Write out all the entries word for word and omit any pictures.

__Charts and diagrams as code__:
>>
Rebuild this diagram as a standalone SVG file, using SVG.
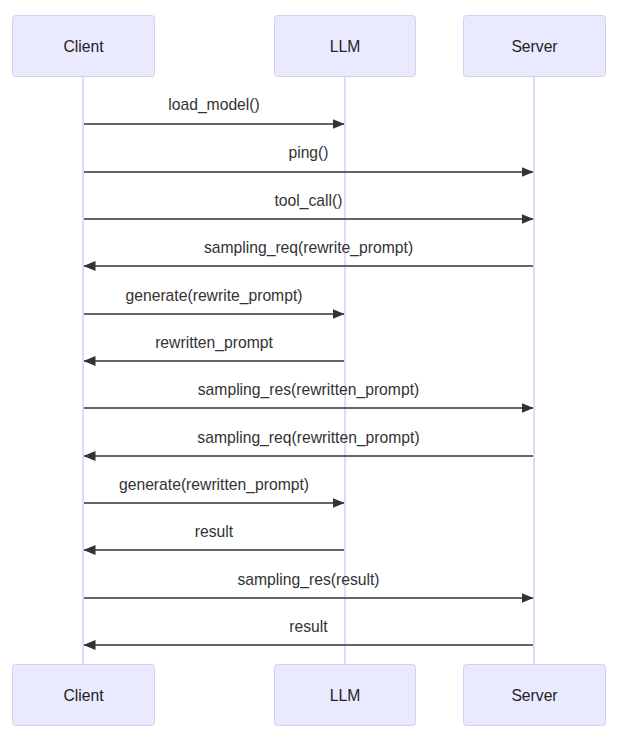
<svg xmlns="http://www.w3.org/2000/svg" width="617" height="738" viewBox="0 0 617 738">
<style>
.actor{fill:#eaeaff;stroke:#d8cdf3;stroke-width:1}
.life{stroke:#d8cdf3;stroke-width:1.5}
.atext{font-family:"Liberation Sans",Arial,sans-serif;font-size:15.7px;fill:#222;text-anchor:middle;dominant-baseline:central}
.msg{stroke:#333;stroke-width:1.5;fill:none}
.mtext{font-family:"Liberation Sans",Arial,sans-serif;font-size:15.7px;fill:#333;text-anchor:middle;dominant-baseline:central}
</style>
<defs>
<marker id="arrow" viewBox="0 0 12 10" refX="11.5" refY="5" markerWidth="12" markerHeight="10" markerUnits="userSpaceOnUse" orient="auto">
<path d="M0,0 L12,5 L0,10 z" fill="#333"/>
</marker>
</defs>
<g id="lifelines">
<line class="life" x1="83" y1="76" x2="83" y2="664"/>
<line class="life" x1="345" y1="76" x2="345" y2="664"/>
<line class="life" x1="534" y1="76" x2="534" y2="664"/>
</g>
<g id="actor-client-top"><rect class="actor" x="12.5" y="15.5" width="142" height="61" rx="3"/><text class="atext" x="83.5" y="46">Client</text></g>
<g id="actor-llm-top"><rect class="actor" x="274.5" y="15.5" width="141" height="61" rx="3"/><text class="atext" x="345" y="46">LLM</text></g>
<g id="actor-server-top"><rect class="actor" x="463.5" y="15.5" width="142" height="61" rx="3"/><text class="atext" x="534.5" y="46">Server</text></g>
<g id="actor-client-bottom"><rect class="actor" x="12.5" y="664.5" width="142" height="61" rx="3"/><text class="atext" x="83.5" y="695">Client</text></g>
<g id="actor-llm-bottom"><rect class="actor" x="274.5" y="664.5" width="141" height="61" rx="3"/><text class="atext" x="345" y="695">LLM</text></g>
<g id="actor-server-bottom"><rect class="actor" x="463.5" y="664.5" width="142" height="61" rx="3"/><text class="atext" x="534.5" y="695">Server</text></g>
<g id="connectors" marker-end="url(#arrow)">
<line class="msg" x1="84" y1="124" x2="344" y2="124" marker-end="url(#arrow)"/>
<line class="msg" x1="84" y1="172" x2="533" y2="172" marker-end="url(#arrow)"/>
<line class="msg" x1="84" y1="219" x2="533" y2="219" marker-end="url(#arrow)"/>
<line class="msg" x1="533" y1="266" x2="84" y2="266" marker-end="url(#arrow)"/>
<line class="msg" x1="84" y1="314" x2="344" y2="314" marker-end="url(#arrow)"/>
<line class="msg" x1="344" y1="361" x2="84" y2="361" marker-end="url(#arrow)"/>
<line class="msg" x1="84" y1="408" x2="533" y2="408" marker-end="url(#arrow)"/>
<line class="msg" x1="533" y1="456" x2="84" y2="456" marker-end="url(#arrow)"/>
<line class="msg" x1="84" y1="503" x2="344" y2="503" marker-end="url(#arrow)"/>
<line class="msg" x1="344" y1="550" x2="84" y2="550" marker-end="url(#arrow)"/>
<line class="msg" x1="84" y1="598" x2="533" y2="598" marker-end="url(#arrow)"/>
<line class="msg" x1="533" y1="645" x2="84" y2="645" marker-end="url(#arrow)"/>
</g>
<g id="labels">
<text class="mtext" x="214" y="104">load_model()</text>
<text class="mtext" x="308.5" y="152">ping()</text>
<text class="mtext" x="308.5" y="200">tool_call()</text>
<text class="mtext" x="308.5" y="247">sampling_req(rewrite_prompt)</text>
<text class="mtext" x="214" y="295">generate(rewrite_prompt)</text>
<text class="mtext" x="214" y="342">rewritten_prompt</text>
<text class="mtext" x="308.5" y="389">sampling_res(rewritten_prompt)</text>
<text class="mtext" x="308.5" y="437">sampling_req(rewritten_prompt)</text>
<text class="mtext" x="214" y="484">generate(rewritten_prompt)</text>
<text class="mtext" x="214" y="531">result</text>
<text class="mtext" x="308.5" y="579">sampling_res(result)</text>
<text class="mtext" x="308.5" y="626">result</text>
</g>
</svg>
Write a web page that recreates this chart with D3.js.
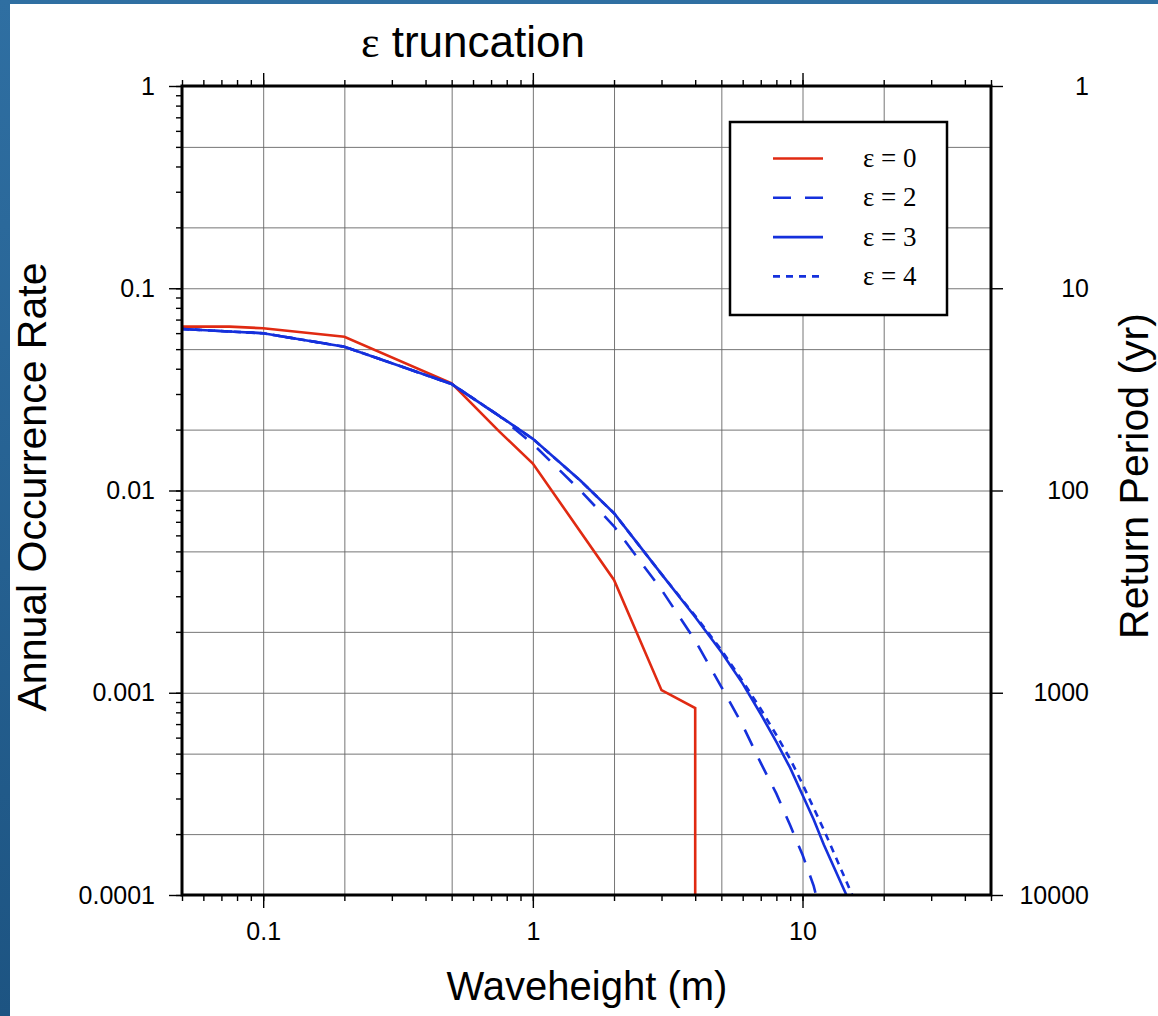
<<
__WORKED SOLUTION__:
Rebuild this diagram as a standalone SVG file, using SVG.
<svg xmlns="http://www.w3.org/2000/svg" width="617" height="738" viewBox="0 0 617 738">
<style>
.actor{fill:#eaeaff;stroke:#d8cdf3;stroke-width:1}
.life{stroke:#d8cdf3;stroke-width:1.5}
.atext{font-family:"Liberation Sans",Arial,sans-serif;font-size:15.7px;fill:#222;text-anchor:middle;dominant-baseline:central}
.msg{stroke:#333;stroke-width:1.5;fill:none}
.mtext{font-family:"Liberation Sans",Arial,sans-serif;font-size:15.7px;fill:#333;text-anchor:middle;dominant-baseline:central}
</style>
<defs>
<marker id="arrow" viewBox="0 0 12 10" refX="11.5" refY="5" markerWidth="12" markerHeight="10" markerUnits="userSpaceOnUse" orient="auto">
<path d="M0,0 L12,5 L0,10 z" fill="#333"/>
</marker>
</defs>
<g id="lifelines">
<line class="life" x1="83" y1="76" x2="83" y2="664"/>
<line class="life" x1="345" y1="76" x2="345" y2="664"/>
<line class="life" x1="534" y1="76" x2="534" y2="664"/>
</g>
<g id="actor-client-top"><rect class="actor" x="12.5" y="15.5" width="142" height="61" rx="3"/><text class="atext" x="83.5" y="46">Client</text></g>
<g id="actor-llm-top"><rect class="actor" x="274.5" y="15.5" width="141" height="61" rx="3"/><text class="atext" x="345" y="46">LLM</text></g>
<g id="actor-server-top"><rect class="actor" x="463.5" y="15.5" width="142" height="61" rx="3"/><text class="atext" x="534.5" y="46">Server</text></g>
<g id="actor-client-bottom"><rect class="actor" x="12.5" y="664.5" width="142" height="61" rx="3"/><text class="atext" x="83.5" y="695">Client</text></g>
<g id="actor-llm-bottom"><rect class="actor" x="274.5" y="664.5" width="141" height="61" rx="3"/><text class="atext" x="345" y="695">LLM</text></g>
<g id="actor-server-bottom"><rect class="actor" x="463.5" y="664.5" width="142" height="61" rx="3"/><text class="atext" x="534.5" y="695">Server</text></g>
<g id="connectors" marker-end="url(#arrow)">
<line class="msg" x1="84" y1="124" x2="344" y2="124" marker-end="url(#arrow)"/>
<line class="msg" x1="84" y1="172" x2="533" y2="172" marker-end="url(#arrow)"/>
<line class="msg" x1="84" y1="219" x2="533" y2="219" marker-end="url(#arrow)"/>
<line class="msg" x1="533" y1="266" x2="84" y2="266" marker-end="url(#arrow)"/>
<line class="msg" x1="84" y1="314" x2="344" y2="314" marker-end="url(#arrow)"/>
<line class="msg" x1="344" y1="361" x2="84" y2="361" marker-end="url(#arrow)"/>
<line class="msg" x1="84" y1="408" x2="533" y2="408" marker-end="url(#arrow)"/>
<line class="msg" x1="533" y1="456" x2="84" y2="456" marker-end="url(#arrow)"/>
<line class="msg" x1="84" y1="503" x2="344" y2="503" marker-end="url(#arrow)"/>
<line class="msg" x1="344" y1="550" x2="84" y2="550" marker-end="url(#arrow)"/>
<line class="msg" x1="84" y1="598" x2="533" y2="598" marker-end="url(#arrow)"/>
<line class="msg" x1="533" y1="645" x2="84" y2="645" marker-end="url(#arrow)"/>
</g>
<g id="labels">
<text class="mtext" x="214" y="104">load_model()</text>
<text class="mtext" x="308.5" y="152">ping()</text>
<text class="mtext" x="308.5" y="200">tool_call()</text>
<text class="mtext" x="308.5" y="247">sampling_req(rewrite_prompt)</text>
<text class="mtext" x="214" y="295">generate(rewrite_prompt)</text>
<text class="mtext" x="214" y="342">rewritten_prompt</text>
<text class="mtext" x="308.5" y="389">sampling_res(rewritten_prompt)</text>
<text class="mtext" x="308.5" y="437">sampling_req(rewritten_prompt)</text>
<text class="mtext" x="214" y="484">generate(rewritten_prompt)</text>
<text class="mtext" x="214" y="531">result</text>
<text class="mtext" x="308.5" y="579">sampling_res(result)</text>
<text class="mtext" x="308.5" y="626">result</text>
</g>
</svg>
Write a web page that recreates this chart with D3.js.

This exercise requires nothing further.